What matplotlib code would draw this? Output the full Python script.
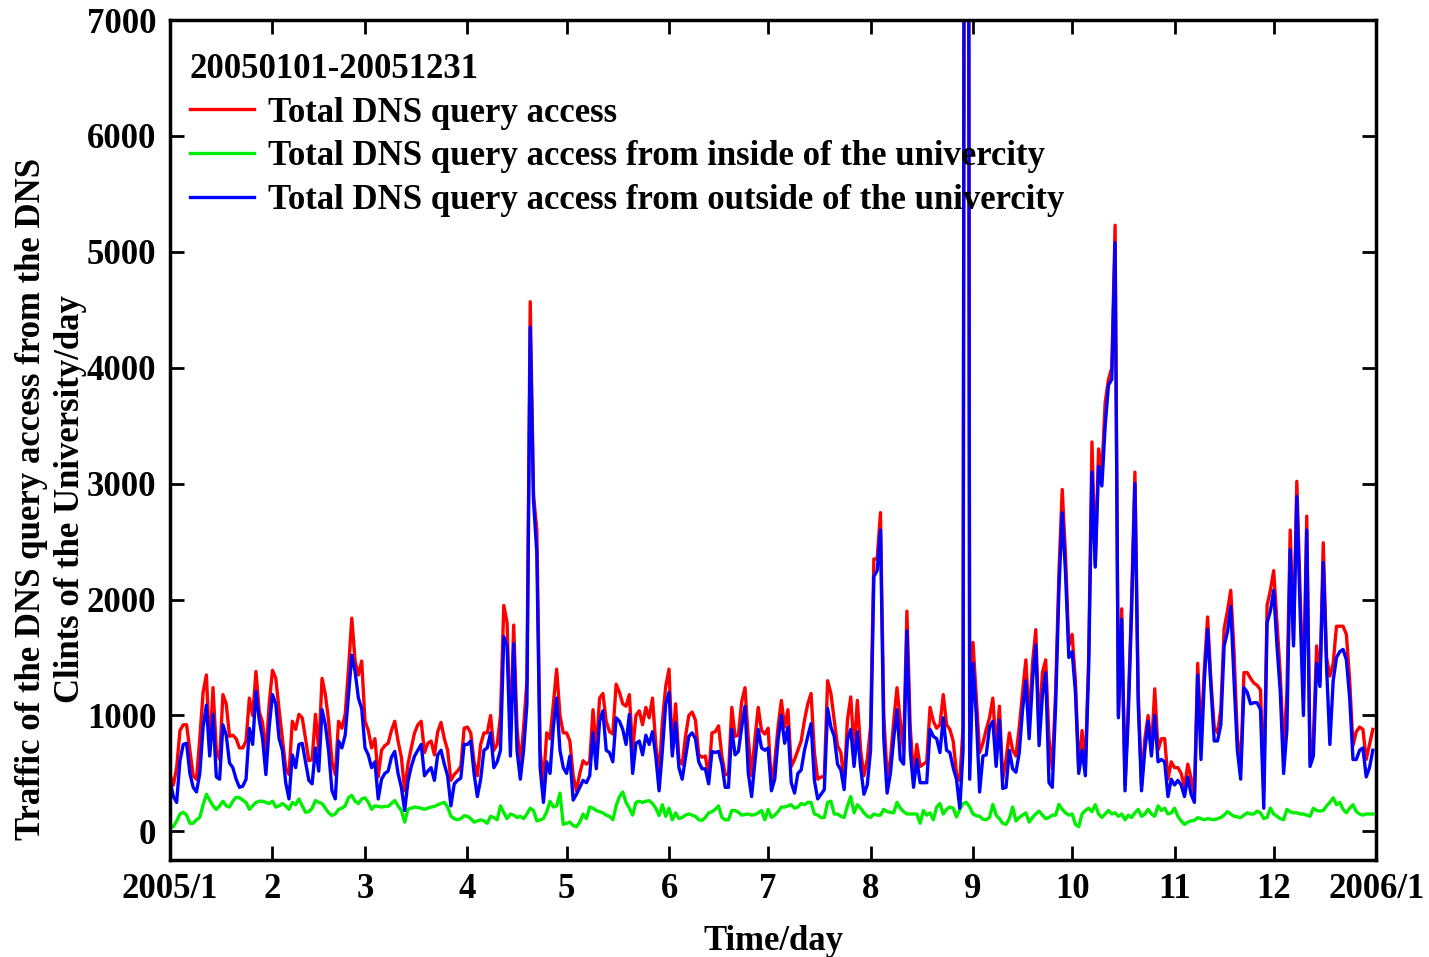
import numpy as np
import matplotlib
matplotlib.use('Agg')
import matplotlib.pyplot as plt

plt.rcParams['font.family'] = ['Liberation Serif', 'DejaVu Serif']
plt.rcParams['font.weight'] = 'bold'

# daily totals per month (queries/day)
total_jan = [490, 400, 550, 870, 920, 920, 700, 480, 450, 800, 1200, 1350, 700, 1240, 700, 620,
             1180, 1100, 820, 830, 800, 720, 720, 780, 1150, 1000, 1380, 1030, 940, 660, 1100]
total_feb = [1390, 1320, 1050, 800, 550, 490, 950, 880, 1010, 980, 800, 610, 620, 1010, 700, 1320,
             1180, 950, 600, 490, 950, 890, 1010, 1400, 1840, 1470, 1350, 1470]
total_mar = [950, 870, 720, 800, 470, 700, 740, 760, 870, 950, 780, 640, 350, 580, 720, 850,
             920, 950, 680, 760, 780, 660, 860, 940, 800, 700, 440, 490, 520, 560, 890]
total_apr = [900, 850, 600, 480, 750, 850, 850, 1000, 700, 750, 1000, 1950, 1800, 800, 1780,
             900, 560, 900, 1300, 4570, 2900, 2600, 700, 420, 850, 800, 1100, 1400, 1000, 850]
total_may = [850, 780, 480, 350, 500, 610, 580, 600, 1050, 700, 1150, 1190, 950, 860, 840, 1270,
             1200, 1100, 1080, 1180, 700, 1000, 1040, 920, 1070, 980, 1150, 750, 490, 950, 1250]
total_jun = [1400, 700, 1100, 620, 580, 820, 1000, 1030, 960, 660, 640, 650, 470, 850, 860,
             910, 650, 490, 490, 1070, 820, 830, 1120, 1240, 800, 480, 800, 1070, 870, 840]
total_jul = [890, 400, 600, 900, 1130, 900, 1050, 560, 620, 700, 780, 960, 1100, 1190, 680, 450,
             470, 470, 1300, 1190, 960, 740, 680, 420, 960, 1160, 700, 1130, 700, 480, 620]
total_aug = [900, 2350, 2350, 2750, 1000, 480, 620, 950, 1240, 950, 700, 1900, 900, 480, 750, 560,
             580, 600, 1070, 950, 890, 920, 1180, 920, 880, 780, 500, 440, 900, 25000, 600]
total_sep = [1630, 1150, 680, 760, 880, 980, 1150, 700, 1080, 450, 620, 850, 700, 650, 900,
             1200, 1480, 940, 1450, 1740, 850, 1370, 1480, 800, 540, 1200, 2230, 2950, 2380, 1600]
total_oct = [1700, 1300, 530, 870, 560, 1500, 3360, 2300, 3300, 3100, 3700, 3900, 4000, 5230, 1000,
             1920, 400, 1100, 2000, 3100, 1200, 400, 800, 1000, 700, 1230, 700, 800, 800, 450, 600]
total_nov = [550, 550, 500, 380, 580, 460, 310, 1450, 800, 1400, 1850, 1300, 900, 850, 1050,
             1750, 1900, 2080, 1550, 820, 540, 1370, 1370, 1320, 1280, 1260, 1220, 350, 1950, 2080]
total_dec = [2250, 1800, 1350, 680, 1200, 2600, 1650, 3020, 2050, 1150, 2720, 620, 800, 1600, 1300,
             2490, 1500, 1340, 1450, 1770, 1770, 1770, 1700, 1300, 740, 860, 900, 880, 620, 750, 880]

# queries coming from inside the university
inside_jan = [50, 40, 90, 150, 165, 140, 70, 70, 100, 120, 230, 320, 270, 220, 190, 220,
              260, 220, 210, 260, 294, 290, 270, 250, 190, 220, 250, 260, 260, 250, 240]
inside_feb = [260, 210, 220, 240, 220, 190, 250, 230, 280, 220, 165, 170, 200, 266, 250, 240,
              200, 160, 137, 150, 190, 200, 220, 290, 310, 260, 240, 280]
inside_mar = [290, 250, 190, 220, 215, 210, 215, 215, 240, 266, 220, 180, 80, 190, 200, 210,
              205, 200, 190, 200, 210, 215, 230, 240, 250, 210, 130, 110, 100, 110, 135]
inside_apr = [130, 110, 80, 90, 100, 90, 70, 130, 120, 100, 220, 160, 110, 150, 140,
              120, 130, 110, 150, 200, 180, 90, 100, 110, 170, 260, 210, 220, 330, 60]
inside_may = [70, 80, 50, 40, 80, 150, 110, 210, 200, 180, 170, 160, 140, 130, 100, 220,
              300, 340, 250, 200, 140, 250, 260, 250, 260, 265, 240, 200, 137, 230, 130]
inside_jun = [200, 100, 160, 110, 120, 140, 150, 140, 130, 100, 95, 120, 160, 170, 190,
              220, 120, 100, 100, 180, 180, 165, 140, 145, 150, 140, 145, 160, 180, 100]
inside_jul = [190, 120, 140, 170, 210, 210, 220, 230, 200, 210, 240, 230, 250, 250, 150, 140,
              120, 120, 250, 260, 150, 150, 130, 120, 220, 300, 160, 230, 200, 160, 130]
inside_aug = [120, 150, 140, 140, 190, 170, 165, 160, 250, 200, 170, 150, 150, 150, 150, 70,
              180, 140, 160, 100, 210, 240, 150, 190, 210, 200, 125, 190, 240, 250, 210]
inside_sep = [150, 135, 130, 105, 100, 120, 233, 140, 110, 70, 60, 110, 210, 90, 120,
              140, 160, 80, 120, 150, 175, 140, 110, 120, 140, 140, 233, 190, 160, 140]
inside_oct = [150, 60, 40, 150, 180, 200, 170, 230, 150, 120, 150, 180, 150, 160, 130,
              150, 100, 140, 120, 160, 190, 130, 150, 190, 150, 130, 220, 180, 200, 150, 160]
inside_nov = [200, 130, 90, 60, 80, 90, 95, 118, 110, 100, 110, 105, 100, 110, 120,
              140, 170, 150, 130, 125, 118, 140, 160, 150, 150, 175, 160, 110, 120, 200]
inside_dec = [150, 130, 110, 100, 190, 170, 160, 160, 150, 150, 140, 130, 200, 180, 175,
              180, 220, 250, 290, 230, 250, 190, 160, 200, 230, 170, 150, 140, 150, 150, 150]

# queries coming from outside the university
outside_jan = [440, 300, 250, 610, 750, 760, 500, 380, 340, 500, 900, 1090, 650, 1010, 470, 450,
               920, 830, 590, 550, 450, 380, 390, 450, 890, 750, 1210, 960, 800, 490, 900]
outside_feb = [1180, 1100, 800, 700, 420, 280, 660, 550, 750, 760, 600, 440, 410, 720, 520, 1050,
               920, 690, 350, 280, 780, 720, 830, 1180, 1520, 1380, 1150, 1060]
outside_mar = [720, 660, 550, 600, 280, 450, 500, 520, 640, 690, 500, 380, 180, 430, 560, 650,
               700, 750, 480, 520, 550, 440, 660, 700, 580, 480, 220, 410, 440, 460, 750]
outside_apr = [750, 780, 500, 300, 450, 700, 720, 850, 550, 600, 700, 1680, 1600, 650, 1620,
               700, 450, 700, 1100, 4350, 2850, 2400, 550, 250, 600, 500, 900, 1150, 700, 550]
outside_may = [500, 650, 270, 320, 380, 440, 420, 480, 850, 540, 950, 1040, 700, 680, 600, 980,
               950, 880, 750, 1010, 500, 760, 780, 660, 830, 750, 860, 650, 350, 700, 1100]
outside_jun = [1200, 650, 940, 550, 450, 640, 820, 850, 800, 600, 540, 540, 410, 690, 680,
               690, 580, 380, 380, 880, 660, 690, 900, 1080, 500, 300, 600, 880, 720, 700]
outside_jul = [720, 350, 450, 790, 1000, 760, 900, 420, 330, 500, 530, 700, 820, 930, 440, 280,
               320, 360, 1060, 900, 820, 580, 530, 360, 790, 880, 560, 860, 550, 320, 400]
outside_aug = [700, 2200, 2250, 2600, 800, 330, 500, 800, 1050, 620, 580, 1730, 700, 380, 620, 420,
               420, 420, 880, 820, 800, 680, 980, 700, 680, 550, 450, 200, 700, 24500, 450]
outside_sep = [1450, 1000, 340, 650, 660, 900, 950, 560, 960, 370, 380, 700, 540, 510, 680,
               1050, 1300, 800, 1300, 1610, 740, 1170, 1370, 420, 380, 1080, 2080, 2750, 2230, 1500]
outside_oct = [1550, 1200, 500, 700, 480, 1400, 3100, 2280, 3150, 2980, 3500, 3850, 3900, 5080, 980,
               1830, 350, 1000, 1900, 3000, 1100, 350, 700, 950, 650, 1000, 600, 620, 600, 300, 450]
outside_nov = [400, 440, 400, 300, 470, 320, 250, 1350, 620, 1300, 1740, 1250, 780, 780, 920,
               1600, 1720, 1940, 1300, 700, 450, 1240, 1200, 1100, 1110, 1110, 1050, 200, 1800, 1900]
outside_dec = [2080, 1600, 1200, 500, 880, 2430, 1600, 2890, 1900, 1000, 2600, 560, 650, 1450, 1250,
               2320, 1420, 750, 1300, 1500, 1550, 1570, 1480, 1150, 620, 620, 700, 720, 470, 550, 700]

month_labels = ['2005/1', '2', '3', '4', '5', '6', '7', '8', '9', '10', '11', '12', '2006/1']
month_start = [0, 31, 59, 90, 120, 151, 181, 212, 243, 273, 304, 334, 365]

total = np.concatenate([total_jan, total_feb, total_mar, total_apr, total_may, total_jun,
                        total_jul, total_aug, total_sep, total_oct, total_nov, total_dec])
inside = np.concatenate([inside_jan, inside_feb, inside_mar, inside_apr, inside_may, inside_jun,
                         inside_jul, inside_aug, inside_sep, inside_oct, inside_nov, inside_dec])
outside = np.concatenate([outside_jan, outside_feb, outside_mar, outside_apr, outside_may, outside_jun,
                          outside_jul, outside_aug, outside_sep, outside_oct, outside_nov, outside_dec])
days = np.arange(len(total))

fig = plt.figure(figsize=(14.29, 9.57), dpi=100)
ax = fig.add_axes([0.119, 0.101, 0.844, 0.878])

ax.plot(days, total, color='#ff0000', lw=2.4, label='Total DNS query access')
ax.plot(days, inside, color='#00ee00', lw=2.4, label='Total DNS query access from inside of the univercity')
ax.plot(days, outside, color='#0000ff', lw=2.4, label='Total DNS query access from outside of the univercity')

ax.set_xlim(0, 365)
ax.set_ylim(-250, 7000)
ax.set_xticks(month_start)
ax.set_xticklabels(month_labels)
ax.set_yticks(np.arange(0, 7001, 1000))
ax.tick_params(axis='both', direction='in', length=10, width=2, labelsize=25,
               top=True, right=True)
ax.tick_params(axis='x', pad=9)
ax.tick_params(axis='y', pad=10)
for lab in ax.get_xticklabels() + ax.get_yticklabels():
    lab.set_fontweight('bold')
for sp in ax.spines.values():
    sp.set_linewidth(2.5)

ax.set_xlabel('Time/day', fontsize=25, fontweight='bold', labelpad=14)
ax.set_ylabel('Traffic of the DNS query access from the DNS\nClints of the University/day',
              fontsize=25, fontweight='bold', linespacing=1.25)
ax.yaxis.set_label_coords(-0.069, 0.43)

leg = ax.legend(loc='upper left', title='20050101-20051231', fontsize=25, title_fontsize=25,
                frameon=False, handlelength=1.87, handletextpad=0.4, borderaxespad=0.3,
                labelspacing=0.31, bbox_to_anchor=(-0.004, 0.99))
leg._legend_box.align = 'left'
leg.get_title().set_fontweight('bold')
for t in leg.get_texts():
    t.set_fontweight('bold')

fig.savefig('out.png', dpi=100)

* _GIVEN INSTRUCTION_:
Return the material line for line, from its beginning to the line that contains "plt.rcParams['font.weight'] = 'bold'", with the pictures left out.

* _EXERCISE ANSWER_:
What matplotlib code would draw this? Output the full Python script.
import numpy as np
import matplotlib
matplotlib.use('Agg')
import matplotlib.pyplot as plt

plt.rcParams['font.family'] = ['Liberation Serif', 'DejaVu Serif']
plt.rcParams['font.weight'] = 'bold'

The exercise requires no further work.